(read time: 3 minutes)
Punch line: No, AI will never be conscious—and no, AI will not replace human therapists.
As a somewhat unusual combination of electrical engineer, student of consciousness research, long-time meditator, and practicing therapist, I get a lot of questions from clients, friends, and family about AI—especially about AI-driven therapy.
Let’s start with the question that seems to be lurking behind all the others:
Is AI already conscious, or will it become conscious as its capabilities continue to grow exponentially?
Computers are mysterious to most people—and, frankly, even to many computer scientists—so let me simplify this as much as possible. We could have built computers using pipes, valves, and water: an unimaginably complex plumbing system. But such machines would be enormous, slow, and expensive. Instead, we use wires, transistors, and electricity because they can be made tiny, fast, and cheap.

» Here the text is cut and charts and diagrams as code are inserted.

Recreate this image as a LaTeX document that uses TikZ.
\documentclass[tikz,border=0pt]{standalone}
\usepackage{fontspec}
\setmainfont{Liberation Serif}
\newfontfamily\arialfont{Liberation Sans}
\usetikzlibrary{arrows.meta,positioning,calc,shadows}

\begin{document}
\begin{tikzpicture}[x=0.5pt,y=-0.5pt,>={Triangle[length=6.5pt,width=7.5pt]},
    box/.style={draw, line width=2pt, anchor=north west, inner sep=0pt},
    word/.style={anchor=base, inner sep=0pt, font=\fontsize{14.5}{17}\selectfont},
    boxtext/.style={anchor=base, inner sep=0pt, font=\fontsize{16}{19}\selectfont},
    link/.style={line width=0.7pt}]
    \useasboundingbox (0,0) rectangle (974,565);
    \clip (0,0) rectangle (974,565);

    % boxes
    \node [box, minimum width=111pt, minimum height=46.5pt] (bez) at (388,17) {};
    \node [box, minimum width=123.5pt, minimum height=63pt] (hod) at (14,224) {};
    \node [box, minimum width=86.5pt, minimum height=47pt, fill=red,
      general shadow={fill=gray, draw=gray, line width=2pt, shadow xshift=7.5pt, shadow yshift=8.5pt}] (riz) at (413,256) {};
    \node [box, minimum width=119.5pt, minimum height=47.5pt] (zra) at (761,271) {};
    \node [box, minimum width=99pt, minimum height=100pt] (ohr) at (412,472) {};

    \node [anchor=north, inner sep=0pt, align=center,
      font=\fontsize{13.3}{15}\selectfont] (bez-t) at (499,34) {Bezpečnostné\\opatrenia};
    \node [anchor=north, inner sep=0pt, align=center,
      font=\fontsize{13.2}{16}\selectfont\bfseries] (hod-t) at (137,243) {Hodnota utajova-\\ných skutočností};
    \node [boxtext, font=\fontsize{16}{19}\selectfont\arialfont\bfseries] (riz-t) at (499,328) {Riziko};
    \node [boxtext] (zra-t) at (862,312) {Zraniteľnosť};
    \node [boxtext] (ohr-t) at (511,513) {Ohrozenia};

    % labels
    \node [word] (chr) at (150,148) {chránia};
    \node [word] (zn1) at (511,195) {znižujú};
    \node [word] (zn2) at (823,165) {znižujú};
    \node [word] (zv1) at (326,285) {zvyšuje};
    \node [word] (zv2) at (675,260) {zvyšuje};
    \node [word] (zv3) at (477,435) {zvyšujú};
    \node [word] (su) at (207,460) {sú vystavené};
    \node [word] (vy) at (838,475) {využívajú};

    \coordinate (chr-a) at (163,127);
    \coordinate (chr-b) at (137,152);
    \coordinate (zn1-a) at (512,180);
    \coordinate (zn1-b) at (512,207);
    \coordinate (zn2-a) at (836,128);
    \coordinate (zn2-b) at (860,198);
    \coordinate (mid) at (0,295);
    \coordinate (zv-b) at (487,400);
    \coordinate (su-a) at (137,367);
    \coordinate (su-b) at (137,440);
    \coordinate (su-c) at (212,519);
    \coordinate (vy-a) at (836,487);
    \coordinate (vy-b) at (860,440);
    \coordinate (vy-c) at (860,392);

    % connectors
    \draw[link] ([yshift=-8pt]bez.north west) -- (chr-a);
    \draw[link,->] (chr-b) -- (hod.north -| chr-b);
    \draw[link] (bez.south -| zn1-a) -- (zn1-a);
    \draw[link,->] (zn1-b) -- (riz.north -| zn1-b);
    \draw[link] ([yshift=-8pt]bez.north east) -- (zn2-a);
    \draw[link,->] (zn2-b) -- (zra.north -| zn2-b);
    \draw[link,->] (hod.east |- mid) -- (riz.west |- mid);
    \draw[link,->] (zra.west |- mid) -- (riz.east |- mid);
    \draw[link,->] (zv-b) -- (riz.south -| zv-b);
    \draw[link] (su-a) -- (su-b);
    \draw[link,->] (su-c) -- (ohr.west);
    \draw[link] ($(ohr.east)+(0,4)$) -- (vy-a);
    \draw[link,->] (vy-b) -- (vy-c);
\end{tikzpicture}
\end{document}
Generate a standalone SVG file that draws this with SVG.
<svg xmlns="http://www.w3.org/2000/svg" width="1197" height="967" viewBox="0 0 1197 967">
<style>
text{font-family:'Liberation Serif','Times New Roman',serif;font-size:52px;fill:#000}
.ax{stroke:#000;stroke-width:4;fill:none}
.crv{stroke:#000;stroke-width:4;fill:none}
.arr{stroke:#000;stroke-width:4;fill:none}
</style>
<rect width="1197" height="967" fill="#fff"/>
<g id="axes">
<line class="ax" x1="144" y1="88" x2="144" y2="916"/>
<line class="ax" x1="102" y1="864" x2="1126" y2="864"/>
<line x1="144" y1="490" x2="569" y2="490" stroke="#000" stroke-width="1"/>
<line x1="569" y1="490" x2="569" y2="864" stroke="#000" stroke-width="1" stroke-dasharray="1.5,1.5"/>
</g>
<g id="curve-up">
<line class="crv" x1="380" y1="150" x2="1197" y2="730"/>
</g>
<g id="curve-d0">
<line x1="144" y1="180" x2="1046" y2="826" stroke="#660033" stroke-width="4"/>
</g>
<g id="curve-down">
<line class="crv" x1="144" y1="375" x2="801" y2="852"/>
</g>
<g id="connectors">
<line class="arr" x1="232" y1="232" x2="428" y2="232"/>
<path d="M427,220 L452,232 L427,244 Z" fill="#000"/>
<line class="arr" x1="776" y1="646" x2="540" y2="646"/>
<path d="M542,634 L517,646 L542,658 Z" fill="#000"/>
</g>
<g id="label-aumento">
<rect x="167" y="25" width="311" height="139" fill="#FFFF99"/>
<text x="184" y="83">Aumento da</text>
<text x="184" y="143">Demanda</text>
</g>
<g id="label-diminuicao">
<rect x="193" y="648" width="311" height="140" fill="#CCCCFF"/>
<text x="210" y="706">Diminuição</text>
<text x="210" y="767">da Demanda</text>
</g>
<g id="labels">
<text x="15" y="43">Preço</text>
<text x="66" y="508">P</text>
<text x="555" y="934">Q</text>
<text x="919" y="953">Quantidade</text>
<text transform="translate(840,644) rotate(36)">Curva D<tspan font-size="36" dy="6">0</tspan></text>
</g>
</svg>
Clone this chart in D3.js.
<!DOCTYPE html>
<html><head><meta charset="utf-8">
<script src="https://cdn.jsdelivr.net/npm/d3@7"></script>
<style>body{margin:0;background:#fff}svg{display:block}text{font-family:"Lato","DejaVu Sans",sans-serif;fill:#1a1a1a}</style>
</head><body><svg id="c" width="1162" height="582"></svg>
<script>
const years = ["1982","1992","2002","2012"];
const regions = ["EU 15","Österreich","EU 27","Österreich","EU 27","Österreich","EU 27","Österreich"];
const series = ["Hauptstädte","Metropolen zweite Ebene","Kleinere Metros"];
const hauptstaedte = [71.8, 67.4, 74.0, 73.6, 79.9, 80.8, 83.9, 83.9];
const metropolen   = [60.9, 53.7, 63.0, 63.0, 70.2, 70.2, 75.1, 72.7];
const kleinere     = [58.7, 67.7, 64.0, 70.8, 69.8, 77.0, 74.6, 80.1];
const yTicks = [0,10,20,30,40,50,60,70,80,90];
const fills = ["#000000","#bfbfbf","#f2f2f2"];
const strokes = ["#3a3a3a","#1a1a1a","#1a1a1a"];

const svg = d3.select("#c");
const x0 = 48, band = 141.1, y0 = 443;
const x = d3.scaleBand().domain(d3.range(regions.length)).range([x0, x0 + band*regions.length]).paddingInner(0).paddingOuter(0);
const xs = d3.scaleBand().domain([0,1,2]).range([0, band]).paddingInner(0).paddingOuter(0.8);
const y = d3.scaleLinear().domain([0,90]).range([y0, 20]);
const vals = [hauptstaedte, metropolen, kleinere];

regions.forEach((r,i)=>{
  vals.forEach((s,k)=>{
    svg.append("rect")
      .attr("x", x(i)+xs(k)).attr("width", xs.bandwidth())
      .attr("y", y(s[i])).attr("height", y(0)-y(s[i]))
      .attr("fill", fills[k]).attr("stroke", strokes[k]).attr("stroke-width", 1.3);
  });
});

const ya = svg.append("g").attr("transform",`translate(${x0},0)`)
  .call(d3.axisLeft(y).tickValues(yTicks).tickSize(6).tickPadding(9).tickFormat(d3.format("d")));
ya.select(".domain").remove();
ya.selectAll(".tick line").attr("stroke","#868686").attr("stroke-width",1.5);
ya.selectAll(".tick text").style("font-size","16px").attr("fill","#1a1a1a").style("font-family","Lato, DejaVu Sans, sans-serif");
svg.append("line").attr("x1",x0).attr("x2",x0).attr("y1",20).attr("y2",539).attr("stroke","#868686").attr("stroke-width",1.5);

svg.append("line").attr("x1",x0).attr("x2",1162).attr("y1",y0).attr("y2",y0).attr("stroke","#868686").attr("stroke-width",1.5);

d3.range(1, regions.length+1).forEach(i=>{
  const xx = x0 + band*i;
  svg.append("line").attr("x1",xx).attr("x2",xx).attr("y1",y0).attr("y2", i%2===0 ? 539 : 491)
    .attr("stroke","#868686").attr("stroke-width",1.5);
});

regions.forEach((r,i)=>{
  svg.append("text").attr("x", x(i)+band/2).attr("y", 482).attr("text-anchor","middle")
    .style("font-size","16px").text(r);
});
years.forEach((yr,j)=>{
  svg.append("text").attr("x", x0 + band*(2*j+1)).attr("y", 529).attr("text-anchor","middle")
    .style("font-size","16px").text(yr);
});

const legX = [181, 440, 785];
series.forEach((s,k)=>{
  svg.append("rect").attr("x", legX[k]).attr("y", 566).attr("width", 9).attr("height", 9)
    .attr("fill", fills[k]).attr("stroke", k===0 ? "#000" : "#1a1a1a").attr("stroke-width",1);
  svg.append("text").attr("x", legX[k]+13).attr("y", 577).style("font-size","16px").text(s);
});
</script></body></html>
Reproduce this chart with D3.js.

But here’s the key point: no matter the medium—plumbing or silicon—complexity alone does not produce subjective experience.
While this remains a hotly debated topic in neuroscience and consciousness research, I believe we will eventually understand—and be able to demonstrate—that brains do not cause experience to arise in the way we currently assume.
A useful analogy is a radio. A radio does not create music; it receives and translates a signal. Damage the radio, and the music becomes distorted or disappears entirely—but the signal itself has not been destroyed.
In this view, the brain is the radio. The mind—the field of subjective experience—is the signal.
Brains clearly matter. Change the brain, and experience changes. But correlation is not the same thing as generation. The brain appears to shape, filter, and localize experience—not manufacture it from inert matter. Computers, by contrast, manipulate symbols according to deterministic rules. They process information, but they do not receive—or participate in—any field of experience. Intelligence, no matter how impressive, is not the same thing as having an inner point of view. So no—we are never going to have to feel guilty for turning our computers off, or worry that yelling at them when they crash is ethically questionable. There is no “someone” there having an experience of loss or fear. There is no inner life.
Now let’s turn to the question of AI-based therapy.
AI is extraordinary at processing information—and we are only at the beginning. I fully expect AI systems to soon be able to assess symptoms, suggest diagnoses, identify cognitive distortions, flag defensive patterns, and generate sophisticated treatment plans. That’s not science fiction; it’s a near-term reality.
This will matter. AI may dramatically improve access to mental health support, especially for psychoeducation, skills training, and early intervention. For many people, that will be genuinely helpful.
But none of this addresses the most critical ingredient of therapy: Healing rarely happens in isolation. It happens in relationship.
Deep psychological healing occurs when one human nervous system comes into attuned contact with another. When a person feels genuinely seen, emotionally met, and cared for by someone who is not only trained, but who has confronted—and to some degree transcended—the existential reality of suffering in their own life.
An AI system can simulate this. It can say the right words. It can even sound compassionate. But something essential is missing: There is no being on the other side who is actually sharing the emotional field. There is no real relationship—and decades of psychotherapy research tell us that the therapeutic relationship is one of the strongest predictors of outcomes, if not the strongest.
As with AI “friendships” and AI “romantic partners,” which are now increasingly common, some people will attempt to convince themselves that a relationship exists. For some people, some of the time, that may partially work.
But at a deeper level, it rings hollow. When a machine says, “I care about you,” our nervous systems know that there is no one there who is actually experiencing care. A machine can simulate caring behavior, but it cannot care. Humans can feel that difference, even if they struggle to explain it.
Most of my clients don’t even like meeting online. They can sense that something is missing. They want to be in the room with me—sharing real space, real presence, and real emotional contact—so their nervous systems can learn safety through direct interaction with another regulated nervous system.
They heal not because of clever interventions alone, but because relationship itself becomes the container for change.
So when I say, “I see you. I genuinely care about you. And I see the light in you trying to emerge,” I mean it.
A computer never will. And it never can—because it does not experience anything at all.